From Bible study to movement
Like most pastors these days, I like to preach my messages in series.
I have found that thinking “serially” harnesses my mind’s creative bent and I have discovered that serial preaching best captures the attention of those who attend our church … and those who don’t. After all, most of the people to whom we preach consume the majority of their media in “serial” form, whether it’s The Walking Dead drama, the Modern Family comedy, or even The Bachelorette reality show.
At Good Shepherd, we have captured people’s imaginations with series titles that put a new twist on common cultural phrases. Among the most popular have been The Storm Before The Calm, Jaw Droppers, The Light At The Beginning Of Tunnel, and my personal favorite, a series on anger called Mad People Disease. Here’s the trailer we put together for that series:
But there’s another way in which I have seen the power of series preaching.
When a sermon series becomes more than a series of sermons.
What?
This: there have been times in the life of Good Shepherd — as well as other churches I know — when a sermon series morphs into a movement. When our church combines sermons with music with Bible study with hallway conversation and harnesses all that shared passion and commitment to make a radical impact on our community.
For example, during the Christmas season in 2010 we didn’t preach about angels, shepherds, stars, and stables. Instead, through a series called What Child Is This? we taught about international sex trafficking in places like India and Thailand. We explained how according to Luke 4:16-21 Jesus is the freedom giver to people caught up in captivity, and we had an opportunity to help deliver adolescent girls from the rape-for-profit industry. We talked at length about authentic generosity at Christmas, we took up offerings not only on the Sundays surrounding Christmas Eve but on Christmas Eve itself (a no-no for sure!) and the people of the church responded with $207,000 in giving that all went to the International Justice Mission.
Not surprisingly, a report came out in late 2015 that the incidence of sex trafficking in Cambodia has declined dramatically over the last five years. I was able to tell the people of Good Shepherd that they had a direct hand in that blessed decrease.
A little more than two years later, we recognized that sex trafficking doesn’t happen only in India and Cambodia but right here in the Carolinas. So we opened 2013 with a series called Home, in which we sought to heal our homes while building a home that heals. We had five weeks of awareness raising on the awful reality that Christian men have had a part in the sickening demand that creates the traumatized supply of underage girls trapped in the rape-for-profit industry.
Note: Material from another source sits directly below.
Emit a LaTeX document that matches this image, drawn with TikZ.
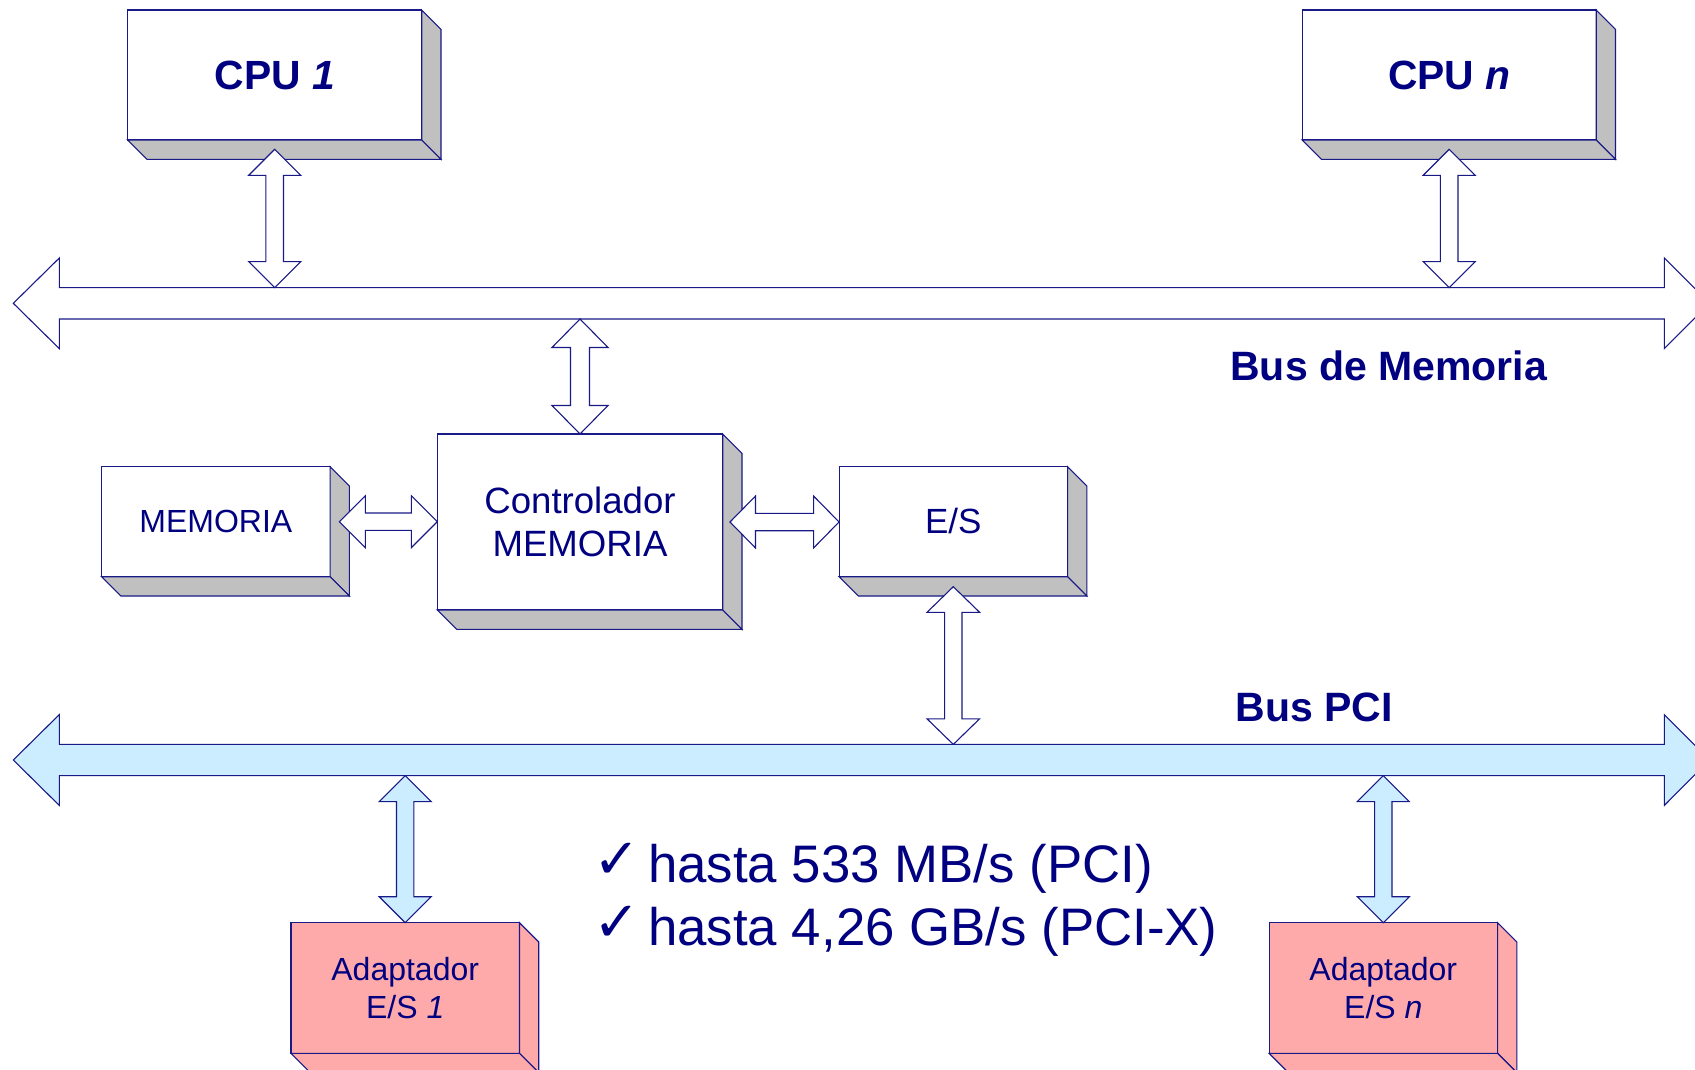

We preached, sang, studied Scripture, talked about money and then partnered with a local rescue ministry looking for funds to buy and customize a home for rescued girls. This time, the people of the church responded with $389,000 given on one day … all that money left the church to help the girls. A sermon series that became much, much more than a series of sermons.
Then in 2015, our church dialed into Solutionists, a series based on Nehemiah and the book that bears his name. We spent several weeks learning how Nehemiah didn’t point out problems; he pinpointed solutions. Now Nehemiah is a relatively obscure book in the biblical canon. Even more obscure is the fact that one of his obstacles is a famine that strikes the city of Jerusalem and the people of God. His “solutions” for the famine are direct, compelling, and effective. We spent a Sunday exploring that story, called it Food Network Solutionists, and then issued a challenge to our people: partnering with our friends the Boy Scouts, collect as much food as you can, bring it to church next Sunday, and it would then be distributed through a ministry called Loaves & Fishes.
The people responded with 16,000 pounds of food, the most ever by a church in the Charlotte area.
A sermon series that became much, much more than a series of sermons.
That story in particular is why I am so excited about Solve, the forthcoming book by Abingdon Press. The book is based on that Solutionists series and gives both pastors and church leaders a step by step process to holding your own radical impact project.
In your hands, Solve can become so much more than a Bible study. It can be a movement that radically impacts hunger in your city.
And you, too, will know what it means when a sermon series is much, much more than a series of sermons.